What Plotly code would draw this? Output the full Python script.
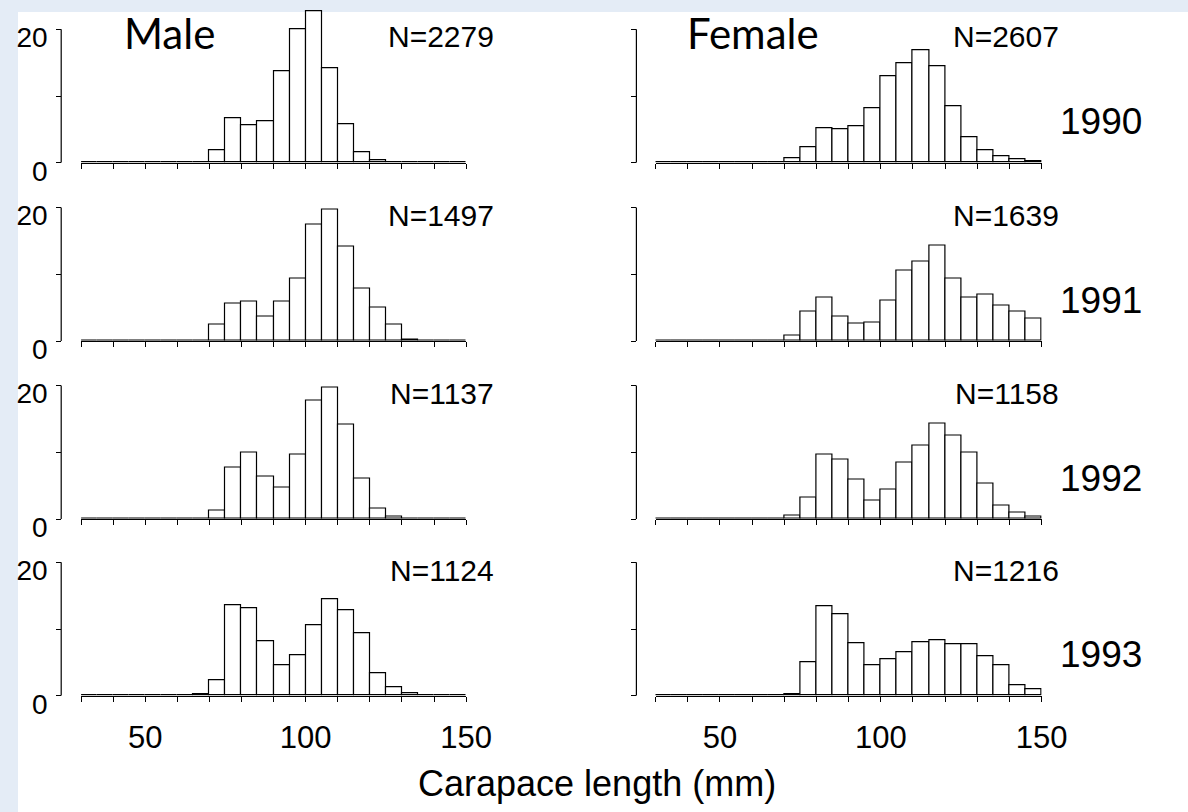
import plotly.graph_objects as go

# ---------------- data ----------------
bin_centers = [32.5, 37.5, 42.5, 47.5, 52.5, 57.5, 62.5, 67.5, 72.5, 77.5, 82.5, 87.5,
               92.5, 97.5, 102.5, 107.5, 112.5, 117.5, 122.5, 127.5, 132.5, 137.5, 142.5, 147.5]
bin_width = 5

years = ["1990", "1991", "1992", "1993"]
male_n = ["N=2279", "N=1497", "N=1137", "N=1124"]
female_n = ["N=2607", "N=1639", "N=1158", "N=1216"]

male_1990 = [0, 0, 0, 0, 0, 0, 0, 0.1, 1.9, 6.6, 5.55, 6.2, 13.75, 20.0, 22.7, 14.15, 5.8, 1.6, 0.35, 0, 0, 0, 0, 0]
female_1990 = [0, 0, 0, 0, 0, 0, 0, 0, 0.6, 2.35, 5.2, 5.0, 5.45, 8.2, 13.0, 14.9, 16.9, 14.5, 8.4, 3.8, 1.85, 0.95, 0.45, 0.2]
male_1991 = [0, 0, 0, 0, 0, 0, 0, 0.1, 2.4, 5.65, 5.85, 3.65, 5.9, 9.4, 17.4, 19.75, 14.15, 7.85, 4.95, 2.45, 0.15, 0, 0.1, 0]
female_1991 = [0, 0, 0, 0, 0, 0, 0, 0, 0.8, 4.35, 6.5, 3.7, 2.6, 2.75, 6.1, 10.5, 11.95, 14.3, 9.35, 6.55, 6.9, 5.35, 4.4, 3.35]
male_1992 = [0.05, 0.05, 0.05, 0.05, 0.05, 0.05, 0.05, 0.05, 1.3, 7.75, 10.0, 6.3, 4.7, 9.7, 17.75, 19.7, 14.2, 6.05, 1.6, 0.35, 0.05, 0.05, 0.05, 0.05]
female_1992 = [0, 0, 0, 0, 0, 0, 0, 0, 0.45, 3.2, 9.7, 8.85, 5.9, 2.7, 4.35, 8.45, 10.95, 14.25, 12.45, 9.9, 5.3, 1.95, 0.95, 0.4]
male_1993 = [0, 0, 0, 0, 0, 0, 0, 0.2, 2.3, 13.55, 13.05, 8.1, 4.5, 6.05, 10.5, 14.45, 12.75, 9.4, 3.4, 1.25, 0.35, 0, 0, 0]
female_1993 = [0, 0, 0, 0, 0, 0, 0, 0, 0.2, 5.05, 13.45, 12.2, 7.9, 4.55, 5.5, 6.45, 7.95, 8.3, 7.65, 7.75, 5.9, 4.6, 1.5, 1.0]

male_series = [male_1990, male_1991, male_1992, male_1993]
female_series = [female_1990, female_1991, female_1992, female_1993]

x_tickvals = [30, 40, 50, 60, 70, 80, 90, 100, 110, 120, 130, 140, 150]
x_ticklabels = ["", "", "50", "", "", "", "", "100", "", "", "", "", "150"]
y_tickvals = [0, 10, 20]
y_ticklabels = ["0", "", "20"]

# ---------------- layout geometry (pixels) ----------------
W, H = 1188, 812
baselines = [162.7, 341.0, 519.0, 695.7]   # px of y=0 per row
unit_px = 6.67                              # px per percent
y_top = 23.0
x_dom = {0: (81.1, 466.1), 1: (655.5, 1041.7)}
y_pos = {0: 61.2, 1: 636.4}
n_right = {0: 496.0, 1: 1061.0}

SANS = "Liberation Sans, Arial, sans-serif"

fig = go.Figure()
layout = dict(width=W, height=H,
              margin=dict(l=0, r=0, t=0, b=0, pad=0, autoexpand=False),
              paper_bgcolor="#e4ecf6", plot_bgcolor="rgba(0,0,0,0)",
              showlegend=False, bargap=0)
shapes = [dict(type="rect", xref="paper", yref="paper", x0=18 / W, x1=1.0, y0=0, y1=1 - 12 / H,
               fillcolor="white", line=dict(width=0), layer="below")]
annotations = []


def px(xp):
    return xp / W


def py(yp):
    return 1 - yp / H


for r in range(4):
    for c in range(2):
        i = r * 2 + c + 1
        xa = "x" if i == 1 else f"x{i}"
        ya = "y" if i == 1 else f"y{i}"
        vals = male_series[r] if c == 0 else female_series[r]
        fig.add_trace(go.Bar(x=bin_centers, y=vals, width=bin_width, xaxis=xa, yaxis=ya,
                             marker=dict(color="white", line=dict(color="black", width=1.2)),
                             hoverinfo="x+y"))
        b = baselines[r]
        top = b - y_top * unit_px
        x0, x1 = x_dom[c]
        layout[f"xaxis{'' if i == 1 else i}"] = dict(
            domain=[px(x0), px(x1)], range=[30, 150], anchor=ya, automargin=False,
            showgrid=False, zeroline=False, showline=True, linecolor="black", linewidth=1.2,
            ticks="outside", ticklen=5, tickwidth=1.2, tickcolor="black",
            tickvals=x_tickvals,
            ticktext=x_ticklabels if r == 3 else [""] * len(x_tickvals),
            tickfont=dict(family=SANS, size=31, color="black"),
            ticklabelstandoff=9)
        layout[f"yaxis{'' if i == 1 else i}"] = dict(
            domain=[py(b), py(top)], range=[0, y_top], anchor="free", automargin=False,
            position=px(y_pos[c]),
            showgrid=False, zeroline=False, showline=False,
            ticks="outside", ticklen=5, tickwidth=1.2, tickcolor="black",
            tickvals=y_tickvals,
            ticktext=y_ticklabels if c == 0 else [""] * 3,
            tickfont=dict(family=SANS, size=28, color="black"),
            ticklabelstandoff=3, ticklabelshift=8)
        shapes.append(dict(type="line", xref="paper", yref=ya,
                           x0=px(y_pos[c]), x1=px(y_pos[c]), y0=0, y1=20,
                           line=dict(color="black", width=1.2)))
        # sample size
        annotations.append(dict(xref="paper", yref="paper", x=px(n_right[c]), y=py(b - 125.7),
                                text=(male_n if c == 0 else female_n)[r],
                                xanchor="right", yanchor="middle", showarrow=False,
                                font=dict(family=SANS, size=30, color="black")))
        if c == 1:
            annotations.append(dict(xref="paper", yref="paper", x=px(1101), y=py(b - 41),
                                    text=years[r],
                                    xanchor="center", yanchor="middle", showarrow=False,
                                    font=dict(family=SANS, size=37, color="black")))

annotations.append(dict(xref="paper", yref="paper", x=px(170), y=py(33), text="Male",
                        xanchor="center", yanchor="middle", showarrow=False,
                        font=dict(family="Lato, Carlito, sans-serif", size=42, color="black")))
annotations.append(dict(xref="paper", yref="paper", x=px(752.5), y=py(33), text="Female",
                        xanchor="center", yanchor="middle", showarrow=False,
                        font=dict(family="Lato, Carlito, sans-serif", size=42, color="black")))
annotations.append(dict(xref="paper", yref="paper", x=px(597), y=py(783),
                        text="Carapace length (mm)",
                        xanchor="center", yanchor="middle", showarrow=False,
                        font=dict(family=SANS, size=36, color="black")))

layout["shapes"] = shapes
layout["annotations"] = annotations
fig.update_layout(**layout)
fig.write_html("out.html")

--

__Aim__.
The data above should be repeated exactly, minus any pictures.

__Solution below__.
What Plotly code would draw this? Output the full Python script.
import plotly.graph_objects as go

# ---------------- data ----------------
bin_centers = [32.5, 37.5, 42.5, 47.5, 52.5, 57.5, 62.5, 67.5, 72.5, 77.5, 82.5, 87.5,
               92.5, 97.5, 102.5, 107.5, 112.5, 117.5, 122.5, 127.5, 132.5, 137.5, 142.5, 147.5]
bin_width = 5

years = ["1990", "1991", "1992", "1993"]
male_n = ["N=2279", "N=1497", "N=1137", "N=1124"]
female_n = ["N=2607", "N=1639", "N=1158", "N=1216"]

male_1990 = [0, 0, 0, 0, 0, 0, 0, 0.1, 1.9, 6.6, 5.55, 6.2, 13.75, 20.0, 22.7, 14.15, 5.8, 1.6, 0.35, 0, 0, 0, 0, 0]
female_1990 = [0, 0, 0, 0, 0, 0, 0, 0, 0.6, 2.35, 5.2, 5.0, 5.45, 8.2, 13.0, 14.9, 16.9, 14.5, 8.4, 3.8, 1.85, 0.95, 0.45, 0.2]
male_1991 = [0, 0, 0, 0, 0, 0, 0, 0.1, 2.4, 5.65, 5.85, 3.65, 5.9, 9.4, 17.4, 19.75, 14.15, 7.85, 4.95, 2.45, 0.15, 0, 0.1, 0]
female_1991 = [0, 0, 0, 0, 0, 0, 0, 0, 0.8, 4.35, 6.5, 3.7, 2.6, 2.75, 6.1, 10.5, 11.95, 14.3, 9.35, 6.55, 6.9, 5.35, 4.4, 3.35]
male_1992 = [0.05, 0.05, 0.05, 0.05, 0.05, 0.05, 0.05, 0.05, 1.3, 7.75, 10.0, 6.3, 4.7, 9.7, 17.75, 19.7, 14.2, 6.05, 1.6, 0.35, 0.05, 0.05, 0.05, 0.05]
female_1992 = [0, 0, 0, 0, 0, 0, 0, 0, 0.45, 3.2, 9.7, 8.85, 5.9, 2.7, 4.35, 8.45, 10.95, 14.25, 12.45, 9.9, 5.3, 1.95, 0.95, 0.4]
male_1993 = [0, 0, 0, 0, 0, 0, 0, 0.2, 2.3, 13.55, 13.05, 8.1, 4.5, 6.05, 10.5, 14.45, 12.75, 9.4, 3.4, 1.25, 0.35, 0, 0, 0]
female_1993 = [0, 0, 0, 0, 0, 0, 0, 0, 0.2, 5.05, 13.45, 12.2, 7.9, 4.55, 5.5, 6.45, 7.95, 8.3, 7.65, 7.75, 5.9, 4.6, 1.5, 1.0]

male_series = [male_1990, male_1991, male_1992, male_1993]
female_series = [female_1990, female_1991, female_1992, female_1993]

x_tickvals = [30, 40, 50, 60, 70, 80, 90, 100, 110, 120, 130, 140, 150]
x_ticklabels = ["", "", "50", "", "", "", "", "100", "", "", "", "", "150"]
y_tickvals = [0, 10, 20]
y_ticklabels = ["0", "", "20"]

# ---------------- layout geometry (pixels) ----------------
W, H = 1188, 812
baselines = [162.7, 341.0, 519.0, 695.7]   # px of y=0 per row
unit_px = 6.67                              # px per percent
y_top = 23.0
x_dom = {0: (81.1, 466.1), 1: (655.5, 1041.7)}
y_pos = {0: 61.2, 1: 636.4}
n_right = {0: 496.0, 1: 1061.0}

SANS = "Liberation Sans, Arial, sans-serif"

fig = go.Figure()
layout = dict(width=W, height=H,
              margin=dict(l=0, r=0, t=0, b=0, pad=0, autoexpand=False),
              paper_bgcolor="#e4ecf6", plot_bgcolor="rgba(0,0,0,0)",
              showlegend=False, bargap=0)
shapes = [dict(type="rect", xref="paper", yref="paper", x0=18 / W, x1=1.0, y0=0, y1=1 - 12 / H,
               fillcolor="white", line=dict(width=0), layer="below")]
annotations = []


def px(xp):
    return xp / W


def py(yp):
    return 1 - yp / H


for r in range(4):
    for c in range(2):
        i = r * 2 + c + 1
        xa = "x" if i == 1 else f"x{i}"
        ya = "y" if i == 1 else f"y{i}"
        vals = male_series[r] if c == 0 else female_series[r]
        fig.add_trace(go.Bar(x=bin_centers, y=vals, width=bin_width, xaxis=xa, yaxis=ya,
                             marker=dict(color="white", line=dict(color="black", width=1.2)),
                             hoverinfo="x+y"))
        b = baselines[r]
        top = b - y_top * unit_px
        x0, x1 = x_dom[c]
        layout[f"xaxis{'' if i == 1 else i}"] = dict(
            domain=[px(x0), px(x1)], range=[30, 150], anchor=ya, automargin=False,
            showgrid=False, zeroline=False, showline=True, linecolor="black", linewidth=1.2,
            ticks="outside", ticklen=5, tickwidth=1.2, tickcolor="black",
            tickvals=x_tickvals,
            ticktext=x_ticklabels if r == 3 else [""] * len(x_tickvals),
            tickfont=dict(family=SANS, size=31, color="black"),
            ticklabelstandoff=9)
        layout[f"yaxis{'' if i == 1 else i}"] = dict(
            domain=[py(b), py(top)], range=[0, y_top], anchor="free", automargin=False,
            position=px(y_pos[c]),
            showgrid=False, zeroline=False, showline=False,
            ticks="outside", ticklen=5, tickwidth=1.2, tickcolor="black",
            tickvals=y_tickvals,
            ticktext=y_ticklabels if c == 0 else [""] * 3,
            tickfont=dict(family=SANS, size=28, color="black"),
            ticklabelstandoff=3, ticklabelshift=8)
        shapes.append(dict(type="line", xref="paper", yref=ya,
                           x0=px(y_pos[c]), x1=px(y_pos[c]), y0=0, y1=20,
                           line=dict(color="black", width=1.2)))
        # sample size
        annotations.append(dict(xref="paper", yref="paper", x=px(n_right[c]), y=py(b - 125.7),
                                text=(male_n if c == 0 else female_n)[r],
                                xanchor="right", yanchor="middle", showarrow=False,
                                font=dict(family=SANS, size=30, color="black")))
        if c == 1:
            annotations.append(dict(xref="paper", yref="paper", x=px(1101), y=py(b - 41),
                                    text=years[r],
                                    xanchor="center", yanchor="middle", showarrow=False,
                                    font=dict(family=SANS, size=37, color="black")))

annotations.append(dict(xref="paper", yref="paper", x=px(170), y=py(33), text="Male",
                        xanchor="center", yanchor="middle", showarrow=False,
                        font=dict(family="Lato, Carlito, sans-serif", size=42, color="black")))
annotations.append(dict(xref="paper", yref="paper", x=px(752.5), y=py(33), text="Female",
                        xanchor="center", yanchor="middle", showarrow=False,
                        font=dict(family="Lato, Carlito, sans-serif", size=42, color="black")))
annotations.append(dict(xref="paper", yref="paper", x=px(597), y=py(783),
                        text="Carapace length (mm)",
                        xanchor="center", yanchor="middle", showarrow=False,
                        font=dict(family=SANS, size=36, color="black")))

layout["shapes"] = shapes
layout["annotations"] = annotations
fig.update_layout(**layout)
fig.write_html("out.html")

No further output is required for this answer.